Traveling by the Book

Travel books tempt many of us. Occasionally, a writer's evocative rendition of a place inspires us to visit it. Travel writers Patrick Leigh Fermor, Paul Theroux, Wilfred Thesiger, Eric Newby, Freya Stark, Bruce Chatwin and Ian Frazier all have the unerring ability to do this.

Friends and fellow travelers have mentioned a few books that led to trips. After a two-day marathon of watching the DVD of Jewel in the Crown, and having read Paul Scott's marvelous Raj Quartet on which it was based, four friends made a 26-day trip to India. They traveled to all the must-see tourist destinations but, in deference to Scott, capped their trip with a three-day stay at the Windamere Hotel in Darjeeling, truly the last of the Raj.
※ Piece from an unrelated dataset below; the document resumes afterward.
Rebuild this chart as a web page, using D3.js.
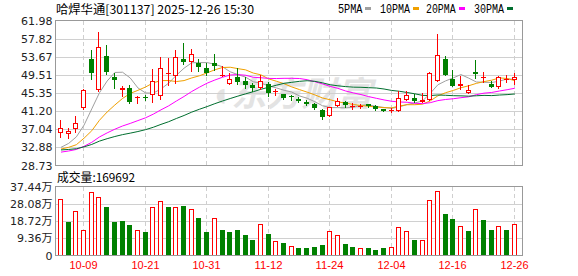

Another group set out to go up the Mississippi River from New Orleans to Memphis after reading Lee Smith's The Last Girls, that marvelous story of four friends (out of 12 who originally made the river trip on a makeshift raft) who gather to scatter a friend's ashes at the mouth of the Mississippi. Once they were girls, carefree and adventurous, now they're women, making all the important stops that bring the history of the South--and Southern women--to brilliant life.

A book that nobody expected to become a hardy perennial is Midnight in the Garden of Good and Evil: A Savannah Story. The story, which revolves around the tale of millionaire Jim Williams, is irresistible. After four trials, Williams was eventually acquitted of the murder of a male prostitute in his home, built by songwriter Johnny Mercer's great-grandfather. (The magnificent Mercer Williams House on Monterey Square is still the destination of many Savannah tours, 18 years after the book's publication.) In the company of entertainer/drag queen Lady Chablis, author John Berendt brings us along as he explores the culture and visits local haunts.

What have you read that makes you reach for your suitcase? --Valerie Ryan, Cannon Beach Book Company, Cannon Beach, Ore.